%%

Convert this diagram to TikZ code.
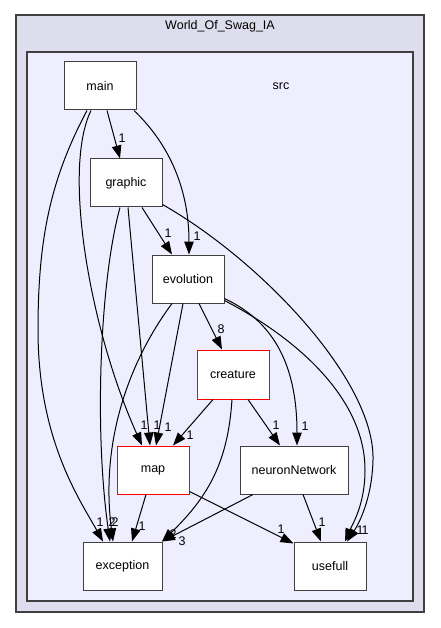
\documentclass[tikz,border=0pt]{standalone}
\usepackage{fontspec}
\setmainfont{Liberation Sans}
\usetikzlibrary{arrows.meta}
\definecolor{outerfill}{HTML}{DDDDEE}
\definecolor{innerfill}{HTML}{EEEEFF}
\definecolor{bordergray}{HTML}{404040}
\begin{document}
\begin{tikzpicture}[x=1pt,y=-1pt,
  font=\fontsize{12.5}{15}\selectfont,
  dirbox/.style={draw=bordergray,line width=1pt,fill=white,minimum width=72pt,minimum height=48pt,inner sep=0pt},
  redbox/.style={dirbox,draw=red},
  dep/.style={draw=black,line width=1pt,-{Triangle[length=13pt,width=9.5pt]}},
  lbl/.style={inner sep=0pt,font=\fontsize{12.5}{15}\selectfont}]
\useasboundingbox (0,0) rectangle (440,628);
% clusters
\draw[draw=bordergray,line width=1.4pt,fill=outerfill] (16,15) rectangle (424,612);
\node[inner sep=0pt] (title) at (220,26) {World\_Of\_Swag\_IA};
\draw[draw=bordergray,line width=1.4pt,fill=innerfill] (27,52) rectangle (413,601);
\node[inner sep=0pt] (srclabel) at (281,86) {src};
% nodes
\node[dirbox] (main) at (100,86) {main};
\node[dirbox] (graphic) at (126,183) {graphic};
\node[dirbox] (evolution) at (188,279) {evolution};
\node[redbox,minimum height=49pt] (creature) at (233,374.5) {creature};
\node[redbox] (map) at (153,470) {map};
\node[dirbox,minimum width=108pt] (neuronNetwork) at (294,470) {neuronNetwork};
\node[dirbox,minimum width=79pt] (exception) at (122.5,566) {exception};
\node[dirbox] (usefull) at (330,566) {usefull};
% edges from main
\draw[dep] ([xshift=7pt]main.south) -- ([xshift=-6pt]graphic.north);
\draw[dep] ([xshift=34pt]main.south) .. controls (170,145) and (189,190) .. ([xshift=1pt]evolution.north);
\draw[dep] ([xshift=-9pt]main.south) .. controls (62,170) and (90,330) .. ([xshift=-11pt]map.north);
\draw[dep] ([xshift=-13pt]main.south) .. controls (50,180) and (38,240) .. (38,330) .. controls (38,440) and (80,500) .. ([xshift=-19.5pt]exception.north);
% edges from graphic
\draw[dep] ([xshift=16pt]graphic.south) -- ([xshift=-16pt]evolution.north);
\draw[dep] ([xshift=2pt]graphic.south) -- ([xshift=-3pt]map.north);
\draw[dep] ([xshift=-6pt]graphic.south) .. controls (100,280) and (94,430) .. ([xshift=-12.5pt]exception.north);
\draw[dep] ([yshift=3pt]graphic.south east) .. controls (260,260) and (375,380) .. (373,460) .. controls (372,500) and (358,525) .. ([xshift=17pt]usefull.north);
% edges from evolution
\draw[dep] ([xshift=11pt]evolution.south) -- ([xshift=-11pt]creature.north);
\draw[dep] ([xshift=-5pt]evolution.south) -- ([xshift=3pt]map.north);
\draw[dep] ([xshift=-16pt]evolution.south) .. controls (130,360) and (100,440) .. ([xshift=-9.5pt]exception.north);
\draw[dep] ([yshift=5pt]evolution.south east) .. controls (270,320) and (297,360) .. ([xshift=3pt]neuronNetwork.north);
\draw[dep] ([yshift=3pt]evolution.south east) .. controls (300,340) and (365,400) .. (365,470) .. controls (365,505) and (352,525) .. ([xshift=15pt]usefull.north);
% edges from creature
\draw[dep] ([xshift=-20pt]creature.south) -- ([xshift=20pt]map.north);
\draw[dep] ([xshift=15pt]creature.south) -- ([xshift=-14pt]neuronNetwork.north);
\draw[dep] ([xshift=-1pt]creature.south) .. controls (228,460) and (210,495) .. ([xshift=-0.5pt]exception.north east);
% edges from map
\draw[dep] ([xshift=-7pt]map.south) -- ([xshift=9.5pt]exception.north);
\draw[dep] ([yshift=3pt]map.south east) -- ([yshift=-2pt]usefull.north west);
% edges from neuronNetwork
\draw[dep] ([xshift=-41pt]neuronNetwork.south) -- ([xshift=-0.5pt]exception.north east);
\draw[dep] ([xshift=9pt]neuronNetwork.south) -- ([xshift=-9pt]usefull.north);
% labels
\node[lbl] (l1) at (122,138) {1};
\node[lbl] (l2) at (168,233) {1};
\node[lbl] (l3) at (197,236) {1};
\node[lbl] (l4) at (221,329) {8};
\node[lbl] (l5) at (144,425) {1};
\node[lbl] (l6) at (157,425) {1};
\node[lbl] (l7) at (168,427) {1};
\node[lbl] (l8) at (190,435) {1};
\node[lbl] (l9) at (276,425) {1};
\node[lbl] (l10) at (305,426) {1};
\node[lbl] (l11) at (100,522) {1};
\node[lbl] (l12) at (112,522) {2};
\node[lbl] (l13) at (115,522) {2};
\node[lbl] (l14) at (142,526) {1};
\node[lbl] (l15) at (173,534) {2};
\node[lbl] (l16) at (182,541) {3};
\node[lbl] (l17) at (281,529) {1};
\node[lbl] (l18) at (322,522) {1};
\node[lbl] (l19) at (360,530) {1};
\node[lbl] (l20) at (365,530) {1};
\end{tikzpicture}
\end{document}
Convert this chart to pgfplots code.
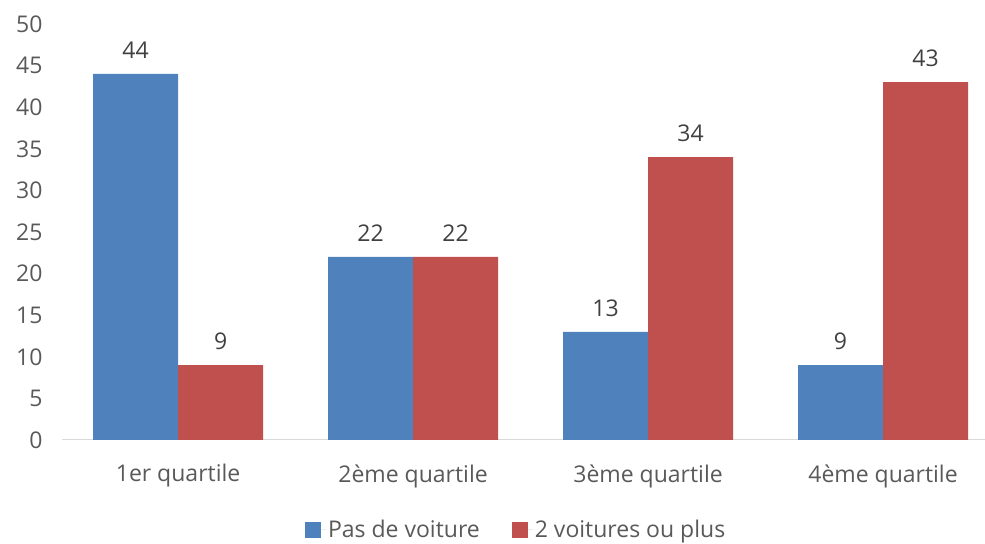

%%

Exercise details – Retype the listing exactly. Pictures do not belong in the copy.

Answer –
Convert this diagram to TikZ code.
\documentclass[tikz,border=0pt]{standalone}
\usepackage{fontspec}
\setmainfont{Liberation Sans}
\usetikzlibrary{arrows.meta}
\definecolor{outerfill}{HTML}{DDDDEE}
\definecolor{innerfill}{HTML}{EEEEFF}
\definecolor{bordergray}{HTML}{404040}
\begin{document}
\begin{tikzpicture}[x=1pt,y=-1pt,
  font=\fontsize{12.5}{15}\selectfont,
  dirbox/.style={draw=bordergray,line width=1pt,fill=white,minimum width=72pt,minimum height=48pt,inner sep=0pt},
  redbox/.style={dirbox,draw=red},
  dep/.style={draw=black,line width=1pt,-{Triangle[length=13pt,width=9.5pt]}},
  lbl/.style={inner sep=0pt,font=\fontsize{12.5}{15}\selectfont}]
\useasboundingbox (0,0) rectangle (440,628);
% clusters
\draw[draw=bordergray,line width=1.4pt,fill=outerfill] (16,15) rectangle (424,612);
\node[inner sep=0pt] (title) at (220,26) {World\_Of\_Swag\_IA};
\draw[draw=bordergray,line width=1.4pt,fill=innerfill] (27,52) rectangle (413,601);
\node[inner sep=0pt] (srclabel) at (281,86) {src};
% nodes
\node[dirbox] (main) at (100,86) {main};
\node[dirbox] (graphic) at (126,183) {graphic};
\node[dirbox] (evolution) at (188,279) {evolution};
\node[redbox,minimum height=49pt] (creature) at (233,374.5) {creature};
\node[redbox] (map) at (153,470) {map};
\node[dirbox,minimum width=108pt] (neuronNetwork) at (294,470) {neuronNetwork};
\node[dirbox,minimum width=79pt] (exception) at (122.5,566) {exception};
\node[dirbox] (usefull) at (330,566) {usefull};
% edges from main
\draw[dep] ([xshift=7pt]main.south) -- ([xshift=-6pt]graphic.north);
\draw[dep] ([xshift=34pt]main.south) .. controls (170,145) and (189,190) .. ([xshift=1pt]evolution.north);
\draw[dep] ([xshift=-9pt]main.south) .. controls (62,170) and (90,330) .. ([xshift=-11pt]map.north);
\draw[dep] ([xshift=-13pt]main.south) .. controls (50,180) and (38,240) .. (38,330) .. controls (38,440) and (80,500) .. ([xshift=-19.5pt]exception.north);
% edges from graphic
\draw[dep] ([xshift=16pt]graphic.south) -- ([xshift=-16pt]evolution.north);
\draw[dep] ([xshift=2pt]graphic.south) -- ([xshift=-3pt]map.north);
\draw[dep] ([xshift=-6pt]graphic.south) .. controls (100,280) and (94,430) .. ([xshift=-12.5pt]exception.north);
\draw[dep] ([yshift=3pt]graphic.south east) .. controls (260,260) and (375,380) .. (373,460) .. controls (372,500) and (358,525) .. ([xshift=17pt]usefull.north);
% edges from evolution
\draw[dep] ([xshift=11pt]evolution.south) -- ([xshift=-11pt]creature.north);
\draw[dep] ([xshift=-5pt]evolution.south) -- ([xshift=3pt]map.north);
\draw[dep] ([xshift=-16pt]evolution.south) .. controls (130,360) and (100,440) .. ([xshift=-9.5pt]exception.north);
\draw[dep] ([yshift=5pt]evolution.south east) .. controls (270,320) and (297,360) .. ([xshift=3pt]neuronNetwork.north);
\draw[dep] ([yshift=3pt]evolution.south east) .. controls (300,340) and (365,400) .. (365,470) .. controls (365,505) and (352,525) .. ([xshift=15pt]usefull.north);
% edges from creature
\draw[dep] ([xshift=-20pt]creature.south) -- ([xshift=20pt]map.north);
\draw[dep] ([xshift=15pt]creature.south) -- ([xshift=-14pt]neuronNetwork.north);
\draw[dep] ([xshift=-1pt]creature.south) .. controls (228,460) and (210,495) .. ([xshift=-0.5pt]exception.north east);
% edges from map
\draw[dep] ([xshift=-7pt]map.south) -- ([xshift=9.5pt]exception.north);
\draw[dep] ([yshift=3pt]map.south east) -- ([yshift=-2pt]usefull.north west);
% edges from neuronNetwork
\draw[dep] ([xshift=-41pt]neuronNetwork.south) -- ([xshift=-0.5pt]exception.north east);
\draw[dep] ([xshift=9pt]neuronNetwork.south) -- ([xshift=-9pt]usefull.north);
% labels
\node[lbl] (l1) at (122,138) {1};
\node[lbl] (l2) at (168,233) {1};
\node[lbl] (l3) at (197,236) {1};
\node[lbl] (l4) at (221,329) {8};
\node[lbl] (l5) at (144,425) {1};
\node[lbl] (l6) at (157,425) {1};
\node[lbl] (l7) at (168,427) {1};
\node[lbl] (l8) at (190,435) {1};
\node[lbl] (l9) at (276,425) {1};
\node[lbl] (l10) at (305,426) {1};
\node[lbl] (l11) at (100,522) {1};
\node[lbl] (l12) at (112,522) {2};
\node[lbl] (l13) at (115,522) {2};
\node[lbl] (l14) at (142,526) {1};
\node[lbl] (l15) at (173,534) {2};
\node[lbl] (l16) at (182,541) {3};
\node[lbl] (l17) at (281,529) {1};
\node[lbl] (l18) at (322,522) {1};
\node[lbl] (l19) at (360,530) {1};
\node[lbl] (l20) at (365,530) {1};
\end{tikzpicture}
\end{document}
Convert this chart to pgfplots code.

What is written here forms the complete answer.